County proposes rezoning of rural properties

Late in December the King County Office of Regional Policy and

Planning (ORPP) issued a notice to numerous residents of the county,

including several in the Snoqualmie Valley, of proposed zoning changes.

Property owners whose land is currently zoned RA-2.5, -5 or -10 _ or rural, one

dwelling unit per 2.5, 5 or 10 acres _ received the announcement.

The proposed revision would change their zoning to RA-10 or

-20 _ or one dwelling unit per 10 or 20 acres _ for properties

bordering county-designated Agricultural Production Districts or Forest

Production Districts. If adopted, the change would radically limit the number of lots

that property owners _ or subsequent owners _ could develop on their land.

The county indicated as much, stating in its notice, "This

proposed zoning change will not effect your ability to build on your property,

but it may restrict your ability to subdivide your property into smaller lots."

The zoning change is part of the ongoing Draft 2000 Update to

the King County Comprehensive Plan. The timing of four public hearings

in January leaves little room for respondents to get their comments in

before the Friday, Jan. 21, deadline.

The first public meeting was held on Thursday, Jan. 6, on Vashon

Island. The second took place last Monday night at Tolt Middle School. The

Carnation meeting was specifically set aside for comments on land use

and zoning issues and was heavily attended, with over 250 in the audience.

Many of the participants took the microphone to give their comments

to the representatives from the ORPP. While some of the speakers were

complimentary of King County's efforts to preserve its rural landscape and

forested areas, several expressed concern and occasional anger over what

they felt were unfair limitations on their land use.

Many of the speakers told of their desire to pass their land on to

their descendents. Others said the proposal was another example of county

government run rampant, adding in the end only the rich would be able to

afford the larger rural tracts.

"We bought our land with the hope that it could be passed on to our

children," said property owner Jim Mayfield of Carnation. "I sense

the bureaucracy in Seattle regards rural lands as everyone's playground. I

feel that attitude is part of what allows them to introduce changes like this."

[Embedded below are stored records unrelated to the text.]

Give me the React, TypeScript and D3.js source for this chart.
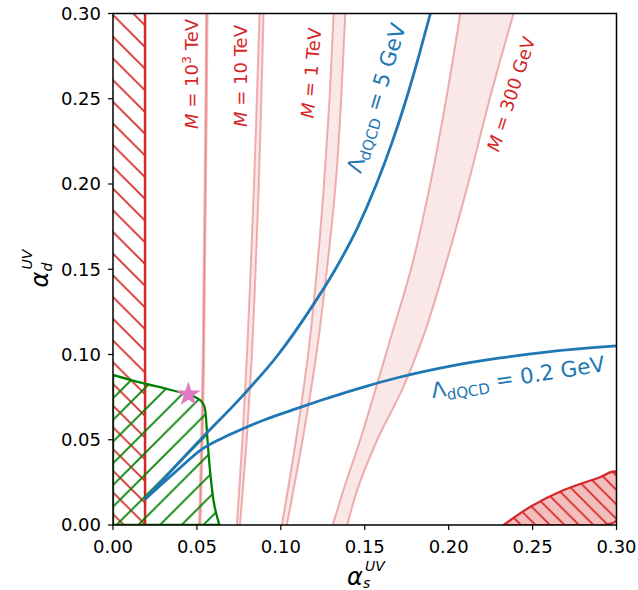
import React from 'react';
import * as d3 from 'd3';

// axis ticks
const xTicks = [0, 0.05, 0.1, 0.15, 0.2, 0.25, 0.3];
const yTicks = [0, 0.05, 0.1, 0.15, 0.2, 0.25, 0.3];

// M bands (lower / upper edge in alpha_s at given alpha_d)
const bandLevels = [0, 0.05, 0.1, 0.15, 0.2, 0.25, 0.3];
const band1000TeVLo = [0.0513, 0.0526, 0.0535, 0.054, 0.0546, 0.0551, 0.0555];
const band1000TeVHi = [0.0521, 0.0534, 0.0543, 0.0548, 0.0554, 0.0559, 0.0563];
const band10TeVLo = [0.0738, 0.0771, 0.0798, 0.082, 0.084, 0.0857, 0.0873];
const band10TeVHi = [0.0757, 0.0797, 0.0828, 0.085, 0.0869, 0.0884, 0.0897];
const band1TeVLo = [0.1006, 0.109, 0.1162, 0.1215, 0.1257, 0.129, 0.1314];
const band1TeVHi = [0.1036, 0.113, 0.1212, 0.1275, 0.1327, 0.136, 0.1384];
const band300Levels = [0, 0.02, 0.05, 0.08, 0.11, 0.15, 0.2, 0.25, 0.3];
const band300GeVLo = [0.1309, 0.1371, 0.1473, 0.1565, 0.1655, 0.1775, 0.189, 0.1985, 0.2069];
const band300GeVHi = [0.1396, 0.1454, 0.1575, 0.1726, 0.1847, 0.1974, 0.2116, 0.2245, 0.2387];

// Lambda_dQCD curves
const lambda5X = [0.0191, 0.052, 0.0765, 0.0985, 0.1165, 0.1325, 0.146, 0.157, 0.1665, 0.1748, 0.1822, 0.1891];
const lambda5Y = [0.0151, 0.05, 0.075, 0.1, 0.125, 0.15, 0.175, 0.2, 0.225, 0.25, 0.275, 0.3];
const lambda02X = [0.0191, 0.03, 0.04, 0.052, 0.07, 0.09, 0.1115, 0.1235, 0.1513, 0.1712, 0.201, 0.2308, 0.2606, 0.3];
const lambda02Y = [0.0151, 0.0248, 0.0336, 0.0438, 0.0532, 0.0616, 0.069, 0.073, 0.0815, 0.0868, 0.0932, 0.098, 0.1017, 0.105];

// green allowed region (top / right boundary)
const greenX = [0, 0.016, 0.032, 0.045, 0.05, 0.053, 0.0546, 0.0552, 0.0563, 0.058, 0.0603, 0.0634];
const greenY = [0.088, 0.0836, 0.0798, 0.0765, 0.0745, 0.0722, 0.069, 0.065, 0.05, 0.03, 0.012, 0];

// excluded regions
const leftExclX = 0.0191;
const redUpperX = [0.2328, 0.2487, 0.2686, 0.2885, 0.3];
const redUpperY = [0, 0.0107, 0.0205, 0.0274, 0.031];
const redLowerX = [0.3, 0.285];
const redLowerY = [0.0025, 0];

const starPoint = [0.0449, 0.0765];

const RED = '#d62728';
const BLUE = '#1f77b4';
const GREEN = '#008000';
const FONT = 'DejaVu Sans, sans-serif';

export default function App() {
  const width = 638, height = 590;
  const x = d3.scaleLinear().domain([0, 0.3]).range([113, 616.5]);
  const y = d3.scaleLinear().domain([0, 0.3]).range([525, 13.5]);

  const edge = d3.line<[number, number]>().x(d => x(d[0])).y(d => y(d[1])).curve(d3.curveCatmullRom);

  const band = (levels: number[], lo: number[], hi: number[], key: string) => {
    const area = d3.area<number>()
      .y((lv) => y(lv))
      .x0((_, i) => x(lo[i]))
      .x1((_, i) => x(hi[i]))
      .curve(d3.curveMonotoneY);
    const loLine = d3.line<number>().x((_, i) => x(lo[i])).y(lv => y(lv)).curve(d3.curveMonotoneY);
    const hiLine = d3.line<number>().x((_, i) => x(hi[i])).y(lv => y(lv)).curve(d3.curveMonotoneY);
    return (
      <g key={key}>
        <path d={area(levels) || ''} fill={RED} fillOpacity={0.11} stroke="none" />
        <path d={loLine(levels) || ''} fill="none" stroke={RED} strokeOpacity={0.35} strokeWidth={2} />
        <path d={hiLine(levels) || ''} fill="none" stroke={RED} strokeOpacity={0.35} strokeWidth={2} />
      </g>
    );
  };

  const l5 = d3.line<number>().x(d => x(d)).y((_, i) => y(lambda5Y[i])).curve(d3.curveMonotoneX)(lambda5X) || '';
  const l02 = d3.line<number>().x(d => x(d)).y((_, i) => y(lambda02Y[i])).curve(d3.curveMonotoneX)(lambda02X) || '';

  const greenPts: [number, number][] = greenX.map((v, i) => [v, greenY[i]]);
  const greenPath = (edge(greenPts) || '') + `L${x(0)},${y(0)}Z`;

  const redPts: [number, number][] = [
    ...redUpperX.map((v, i) => [v, redUpperY[i]] as [number, number]),
    ...redLowerX.map((v, i) => [v, redLowerY[i]] as [number, number]),
  ];
  const redPath = (edge(redPts) || '') + 'Z';

  const star = d3.symbol().type(d3.symbolStar).size(190)() || '';

  const s = 21.7;
  const s2 = 14.5;

  return (
    <svg width={width} height={height} style={{ position: 'absolute', left: 0, top: 0, background: '#fff' }}
      fontFamily={FONT}>
      <defs>
        <clipPath id="plotclip">
          <rect x={x(0)} y={y(0.3)} width={x(0.3) - x(0)} height={y(0) - y(0.3)} />
        </clipPath>
        <pattern id="hatchRed" patternUnits="userSpaceOnUse" width={s} height={s} x={0} y={10.5}>
          <path d={`M0,0L${s},${s}M${-s / 2},${s / 2}L${s / 2},${1.5 * s}M${s / 2},${-s / 2}L${1.5 * s},${s / 2}`}
            stroke={RED} strokeWidth={1.7} />
        </pattern>
        <pattern id="hatchRed2" patternUnits="userSpaceOnUse" width={s2} height={s2} x={0} y={4}>
          <path d={`M0,0L${s2},${s2}M${-s2 / 2},${s2 / 2}L${s2 / 2},${1.5 * s2}M${s2 / 2},${-s2 / 2}L${1.5 * s2},${s2 / 2}`}
            stroke={RED} strokeWidth={1.7} />
        </pattern>
        <pattern id="hatchGreen" patternUnits="userSpaceOnUse" width={s} height={s} x={0} y={12.2}>
          <path d={`M0,${s}L${s},0M${-s / 2},${s / 2}L${s / 2},${-s / 2}M${s / 2},${1.5 * s}L${1.5 * s},${s / 2}`}
            stroke={GREEN} strokeWidth={1.8} />
        </pattern>
      </defs>

      <g clipPath="url(#plotclip)">
        {/* left excluded strip */}
        <rect x={x(0)} y={y(0.3)} width={x(leftExclX) - x(0)} height={y(0) - y(0.3)} fill="url(#hatchRed)" />
        <line x1={x(leftExclX)} x2={x(leftExclX)} y1={y(0)} y2={y(0.3)} stroke={RED} strokeWidth={2.5} />

        {/* M bands */}
        {band(bandLevels, band1000TeVLo, band1000TeVHi, 'b1000')}
        {band(bandLevels, band10TeVLo, band10TeVHi, 'b10')}
        {band(bandLevels, band1TeVLo, band1TeVHi, 'b1')}
        {band(band300Levels, band300GeVLo, band300GeVHi, 'b300')}

        {/* bottom-right excluded */}
        <path d={redPath} fill={RED} fillOpacity={0.3} stroke="none" />
        <path d={redPath} fill="url(#hatchRed2)" stroke={RED} strokeWidth={2.2} />

        {/* green region */}
        <path d={greenPath} fill="url(#hatchGreen)" stroke={GREEN} strokeWidth={2.3} />

        {/* Lambda curves */}
        <path d={l5} fill="none" stroke={BLUE} strokeWidth={2.8} />
        <path d={l02} fill="none" stroke={BLUE} strokeWidth={2.8} />

        <path d={star} transform={`translate(${x(starPoint[0])},${y(starPoint[1])})`} fill="#e377c2" />
      </g>

      {/* labels in plot */}
      <g fill={RED} fontSize={18}>
        <text transform="translate(191.5,74) rotate(-90)" textAnchor="middle" dy="0.36em">
          <tspan fontStyle="italic">M</tspan> = 10<tspan fontSize={12.6} dy={-7}>3</tspan><tspan dy={7}> TeV</tspan>
        </text>
        <text transform="translate(241,76) rotate(-90)" textAnchor="middle" dy="0.36em">
          <tspan fontStyle="italic">M</tspan> = 10 TeV
        </text>
        <text transform="translate(311,73) rotate(-85)" textAnchor="middle" dy="0.36em">
          <tspan fontStyle="italic">M</tspan> = 1 TeV
        </text>
        <text transform="translate(511,94) rotate(-72)" textAnchor="middle" dy="0.36em">
          <tspan fontStyle="italic">M</tspan> = 300 GeV
        </text>
      </g>
      <g fill={BLUE} fontSize={21.5}>
        <text transform="translate(376,98) rotate(-73)" textAnchor="middle" dy="0.36em">
          Λ<tspan fontSize={15} dy={4}>dQCD</tspan><tspan dy={-4}> = 5 GeV</tspan>
        </text>
        <text transform="translate(518,377) rotate(-9)" textAnchor="middle" dy="0.36em">
          Λ<tspan fontSize={15} dy={4}>dQCD</tspan><tspan dy={-4}> = 0.2 GeV</tspan>
        </text>
      </g>

      {/* frame */}
      <rect x={x(0)} y={y(0.3)} width={x(0.3) - x(0)} height={y(0) - y(0.3)} fill="none" stroke="#000" strokeWidth={1.5} />

      {/* axes ticks */}
      <g fontSize={18} fill="#000">
        {xTicks.map(t => (
          <g key={'x' + t}>
            <line x1={x(t)} x2={x(t)} y1={y(0)} y2={y(0) + 5} stroke="#000" strokeWidth={1.2} />
            <text x={x(t)} y={553} textAnchor="middle">{t.toFixed(2)}</text>
          </g>
        ))}
        {yTicks.map(t => (
          <g key={'y' + t}>
            <line x1={x(0) - 5} x2={x(0)} y1={y(t)} y2={y(t)} stroke="#000" strokeWidth={1.2} />
            <text x={101} y={y(t)} dy="0.36em" textAnchor="end">{t.toFixed(2)}</text>
          </g>
        ))}
      </g>

      {/* axis labels */}
      <g fill="#000" fontStyle="italic">
        <text x={347} y={585} fontSize={24}>α</text>
        <text x={365} y={571} fontSize={14}>UV</text>
        <text x={363} y={588} fontSize={14}>s</text>
        <g transform="translate(48,269.5) rotate(-90)">
          <text x={-18} y={0} fontSize={24}>α</text>
          <text x={0} y={-16} fontSize={14}>UV</text>
          <text x={-2} y={4} fontSize={14}>d</text>
        </g>
      </g>
    </svg>
  );
}
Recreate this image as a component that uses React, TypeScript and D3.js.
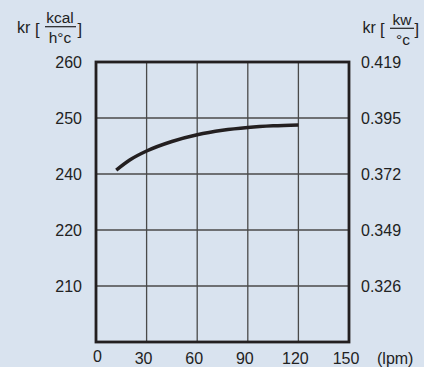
import React from "react";
import * as d3 from "d3";

const xTicks = [0, 30, 60, 90, 120, 150];
const yLeftLevels = [260, 250, 240, 220, 210];
const yRightLabels = ["0.419", "0.395", "0.372", "0.349", "0.326"];
const flowLpm = [12, 20, 30, 45, 60, 75, 90, 105, 120];
const krKcal = [240.7, 242.5, 244.1, 245.8, 247.0, 247.8, 248.3, 248.6, 248.75];

const W = 424;
const H = 367;
const FONT = "'Liberation Sans', Arial, Helvetica, sans-serif";

export default function App() {
  const x = d3.scaleLinear().domain([0, 150]).range([96, 349]);
  // piecewise scale: labelled grid levels are evenly spaced
  const y = d3
    .scaleLinear()
    .domain([200, 210, 220, 240, 250, 260])
    .range([342, 286, 230, 174, 118, 62]);

  const line = d3
    .line<number>()
    .x((_, i) => x(flowLpm[i]))
    .y((d) => y(d))
    .curve(d3.curveMonotoneX);

  const gridColor = "#4a4a4a";
  const ink = "#231f20";
  const fs = 16;

  return (
    <div style={{ position: "fixed", left: 0, top: 0 }}>
      <svg width={W} height={H} style={{ display: "block" }} fontFamily={FONT}>
        <rect x={0} y={0} width={W} height={H} fill="#d9e3ef" />
        {xTicks.slice(1, -1).map((t) => (
          <line key={"vx" + t} x1={x(t)} x2={x(t)} y1={y(260)} y2={y(200)} stroke={gridColor} strokeWidth={1.3} />
        ))}
        {yLeftLevels.slice(1).map((t) => (
          <line key={"hy" + t} x1={x(0)} x2={x(150)} y1={y(t)} y2={y(t)} stroke={gridColor} strokeWidth={1.3} />
        ))}
        <rect x={x(0)} y={y(260)} width={x(150) - x(0)} height={y(200) - y(260)} fill="none" stroke={ink} strokeWidth={2.8} />
        <path d={line(krKcal) || ""} fill="none" stroke={ink} strokeWidth={3.5} />
        {yLeftLevels.map((t) => (
          <text key={"yl" + t} x={82} y={y(t)} dy="0.36em" textAnchor="end" fontSize={fs} fill="#222">
            {t}
          </text>
        ))}
        {yLeftLevels.map((t, i) => (
          <text key={"yr" + t} x={361} y={y(t)} dy="0.36em" textAnchor="start" fontSize={fs} fill="#222">
            {yRightLabels[i]}
          </text>
        ))}
        {xTicks.map((t, i) => (
          <text key={"xl" + t} x={x(t) - (i === 0 ? -1.5 : 3)} y={i === 0 ? 361.5 : 364} textAnchor="middle" fontSize={fs} fill="#222">
            {t}
          </text>
        ))}
        <text x={377} y={364} fontSize={fs} fill="#222">(lpm)</text>
        <g fill="#222">
          <text x={17} y={33} fontSize={fs}>kr</text>
          <text x={35} y={35} fontSize={16.5}>[</text>
          <text x={60} y={22.5} fontSize={15.5} textAnchor="middle">kcal</text>
          <line x1={45} x2={76} y1={26.7} y2={26.7} stroke="#222" strokeWidth={1.2} />
          <text x={60} y={43} fontSize={15.5} textAnchor="middle">h°c</text>
          <text x={77.5} y={35} fontSize={16.5}>]</text>
        </g>
        <g fill="#222">
          <text x={362.5} y={33} fontSize={fs}>kr</text>
          <text x={380} y={35} fontSize={16.5}>[</text>
          <text x={402} y={25} fontSize={15.5} textAnchor="middle">kw</text>
          <line x1={390} x2={414} y1={28.3} y2={28.3} stroke="#222" strokeWidth={1.2} />
          <text x={403} y={45} fontSize={15.5} textAnchor="middle">°c</text>
          <text x={414.5} y={35} fontSize={16.5}>]</text>
        </g>
      </svg>
    </div>
  );
}
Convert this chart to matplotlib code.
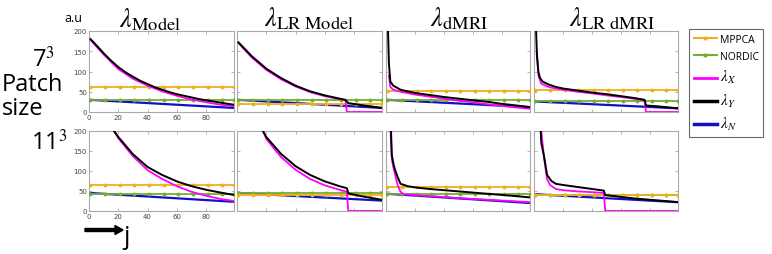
import matplotlib
matplotlib.use("Agg")
import matplotlib.pyplot as plt
from matplotlib.lines import Line2D

# ---------------- data ----------------
titles = [r"$\lambda_{\mathrm{Model}}$", r"$\lambda_{\mathrm{LR\ Model}}$",
          r"$\lambda_{\mathrm{dMRI}}$", r"$\lambda_{\mathrm{LR\ dMRI}}$"]
row_labels = ["7$^3$", "11$^3$"]
legend_labels = ["MPPCA", "NORDIC", r"$\lambda_X$", r"$\lambda_Y$", r"$\lambda_N$"]
marker_x = [1, 11, 21, 31, 41, 51, 61, 71, 81, 91, 99]

# constant thresholds [row][col]
mppca = [[62, 20, 53, 55], [66, 39, 60, 39]]
nordic = [[30, 30, 30, 28], [43, 45, 43, 41]]
# lambda_N straight decays: (start, end) [row][col]
noise_x = [1, 99]
noise = [[(30, 10), (30, 10), (30, 12), (26, 9)],
         [(45, 23), (45, 26), (43, 20), (42, 22)]]

# lambda_Y (black) samples [row][col] -> (x, y)
lamY = [
    [
        ([1, 5, 10, 15, 20, 25, 30, 35, 40, 45, 50, 55, 60, 65, 70, 75, 80, 85, 90, 95, 99],
         [180, 165, 145, 127, 111, 98, 87, 77, 69, 61, 55, 49, 44, 40, 36, 32, 29, 26, 23, 20, 18]),
        ([1, 10, 20, 30, 40, 50, 60, 70, 74, 76, 85, 99],
         [172, 138, 107, 84, 65, 51, 41, 33, 30, 22, 17, 10]),
        ([1, 2, 3, 5, 10, 20, 30, 40, 50, 60, 70, 80, 90, 99],
         [250, 120, 75, 65, 55, 47, 42, 37, 33, 29, 25, 20, 16, 12]),
        ([1, 2, 3, 4, 6, 10, 15, 20, 30, 40, 50, 60, 70, 76, 77, 85, 99],
         [250, 140, 100, 85, 75, 68, 62, 58, 53, 48, 44, 39, 34, 30, 16, 14, 9]),
    ],
    [
        ([15, 20, 30, 40, 50, 60, 70, 80, 90, 99],
         [210, 185, 142, 110, 90, 74, 62, 53, 46, 40]),
        ([16, 20, 30, 40, 50, 60, 70, 75, 76, 85, 99],
         [210, 185, 143, 112, 90, 74, 62, 57, 44, 37, 28]),
        ([3, 4, 5, 6, 8, 10, 15, 20, 30, 40, 50, 60, 70, 80, 90, 99],
         [250, 140, 120, 105, 85, 68, 62, 59, 55, 52, 49, 46, 43, 40, 37, 34]),
        ([4, 5, 7, 9, 12, 15, 20, 30, 40, 48, 49, 60, 70, 80, 90, 99],
         [250, 170, 135, 90, 75, 68, 65, 60, 55, 51, 40, 35, 31, 28, 25, 22]),
    ],
]
# lambda_X (magenta)
lamX = [
    [
        ([1, 10, 20, 30, 40, 50, 60, 70, 80, 90, 99],
         [178, 142, 106, 82, 65, 51, 40, 31, 24, 18, 14]),
        ([1, 10, 20, 30, 40, 50, 60, 70, 74, 75, 99],
         [170, 135, 104, 81, 63, 49, 39, 32, 29, 0, 0]),
        ([2, 3, 5, 10, 20, 30, 40, 50, 60, 70, 80, 90, 99],
         [90, 62, 55, 50, 43, 38, 33, 28, 24, 19, 15, 11, 8]),
        ([2, 3, 5, 10, 15, 20, 30, 40, 50, 60, 70, 76, 77, 99],
         [150, 90, 70, 62, 58, 55, 50, 46, 41, 37, 32, 29, 0, 0]),
    ],
    [
        ([16, 20, 30, 40, 50, 60, 70, 80, 90, 99],
         [210, 182, 137, 102, 80, 62, 48, 38, 30, 25]),
        ([17, 20, 30, 40, 50, 60, 70, 75, 76, 99],
         [210, 180, 135, 103, 80, 64, 53, 48, 0, 0]),
        ([3, 4, 5, 6, 8, 10, 12, 20, 30, 40, 50, 60, 70, 80, 90, 99],
         [210, 130, 110, 95, 65, 48, 42, 40, 37, 35, 32, 30, 28, 26, 24, 22]),
        ([5, 7, 9, 11, 15, 20, 30, 40, 48, 49, 99],
         [200, 130, 80, 65, 55, 52, 49, 47, 45, 0, 0]),
    ],
]

# ---------------- style ----------------
C_MPPCA = "#EDB120"
C_NORDIC = "#77AC30"
C_X = "#FF00FF"
C_Y = "#000000"
C_N = "#1010C8"
plt.rcParams["mathtext.fontset"] = "stix"

fig = plt.figure(figsize=(7.72, 2.55), dpi=100)
W, H = 772.0, 255.0
col_px = [(89, 234), (237, 382), (386, 530), (534, 678)]
row_px = [(32, 113), (132, 212)]
title_x = [0.42, 0.5, 0.51, 0.54]

for r in range(2):
    for c in range(4):
        x0, x1 = col_px[c]
        t, b = row_px[r]
        ax = fig.add_axes([x0 / W, 1 - b / H, (x1 - x0) / W, (b - t) / H])
        ax.plot(noise_x, list(noise[r][c]), color=C_N, lw=1.6, zorder=2)
        ax.plot(marker_x, [nordic[r][c]] * len(marker_x), color=C_NORDIC, lw=1.3,
                marker="o", ms=1.8, zorder=3)
        ax.plot(marker_x, [mppca[r][c]] * len(marker_x), color=C_MPPCA, lw=1.3,
                marker="o", ms=1.8, zorder=3)
        ax.plot(*lamX[r][c], color=C_X, lw=1.3, zorder=4)
        ax.plot(*lamY[r][c], color=C_Y, lw=1.4, zorder=5)
        ax.set_xlim(0, 99)
        ax.set_ylim(0, 200)
        ax.set_xticks([0, 20, 40, 60, 80])
        ax.set_yticks([0, 50, 100, 150, 200])
        ax.tick_params(direction="in", length=2, width=0.5, colors="#999999",
                       top=True, right=True, labelsize=5, labelcolor="#444444", pad=1.5)
        if c != 0:
            ax.set_xticklabels([])
            ax.set_yticklabels([])
        for s in ax.spines.values():
            s.set_color("#aaaaaa")
            s.set_linewidth(0.8)
        if r == 0:
            ax.set_title(titles[c], fontsize=19, pad=3, x=title_x[c])

# left-side labels
LFONT = ["Open Sans", "DejaVu Sans"]
fig.text(73 / W, 1 - 19 / H, "a.u", fontsize=9, ha="center", va="center", family=LFONT)
fig.text(44 / W, 1 - 60 / H, row_labels[0], fontsize=17, ha="center", va="center", family=LFONT)
fig.text(49 / W, 1 - 143 / H, row_labels[1], fontsize=17, ha="center", va="center", family=LFONT)
fig.text(2 / W, 1 - 97 / H, "Patch\nsize", fontsize=17, ha="left", va="center",
         linespacing=1.05, family=LFONT)
fig.text(126 / W, 1 - 238 / H, "j", fontsize=18, ha="center", va="center", family=LFONT)
fig.patches.append(matplotlib.patches.FancyArrow(85 / W, 1 - 231 / H, 30 / W, 0,
                                                  width=3 / H, head_width=9 / H,
                                                  head_length=8 / W,
                                                  color="black",
                                                  transform=fig.transFigure))

# legend
handles = [
    Line2D([], [], color=C_MPPCA, lw=1.5, marker="o", ms=2),
    Line2D([], [], color=C_NORDIC, lw=1.5, marker="o", ms=2),
    Line2D([], [], color=C_X, lw=2),
    Line2D([], [], color=C_Y, lw=2.5),
    Line2D([], [], color=C_N, lw=2.5),
]
leg = fig.legend(handles, legend_labels, loc="upper left",
                 bbox_to_anchor=(689 / W, 1 - 30 / H),
                 frameon=True, fancybox=False, edgecolor="#444444",
                 handlelength=2.2, handletextpad=0.3, labelspacing=0.6,
                 borderpad=0.45, borderaxespad=0, prop={"family": LFONT, "size": 7.5})
for t in leg.get_texts()[2:]:
    t.set_fontsize(11)
leg.get_frame().set_linewidth(0.8)

fig.savefig("out.png", dpi=100)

Others stated the proposed changes would drive land prices

up and force people off their own property, particularly the elderly.

One woman _ who declined to give her name _ expressed concern for the

future of her 84-year-old father's land.

"There are five of us kids, and nine grandchildren," she commented.

"We all want to stay in the Valley, but I

don't think we can afford to. He feels this will just benefit the wealthy.

The middle class can't afford 20 acres at these prices."

"We have to hear this. This is not a done deal," said Karen Wolf

of ORPP afterwards. "We're not out to hurt people.

"We've been seeing the potential for a lot of growth in the rural

areas. We're trying to cut back on lots as a lot of people have moved out here

to stay in a rural environment. If we let everybody subdivide their land to

its potential, it won't be rural anymore."

Wolf estimated approximately 6,200 property owners

throughout King County would be affected by the zoning change if it is approved by

the county council.

A third meeting will be held in Black Diamond on Thursday, Jan.

13, followed by a fourth and final public gathering at the Preston

Community Center on Wednesday, Jan. 19, at 7 p.m. The latter session will be open

to discussion on code changes only. The public comment period for the

Draft 2000 Update ends two days after the Preston meeting.

The County Executive is scheduled to deliver the completed

update package to the King County Council on March 1.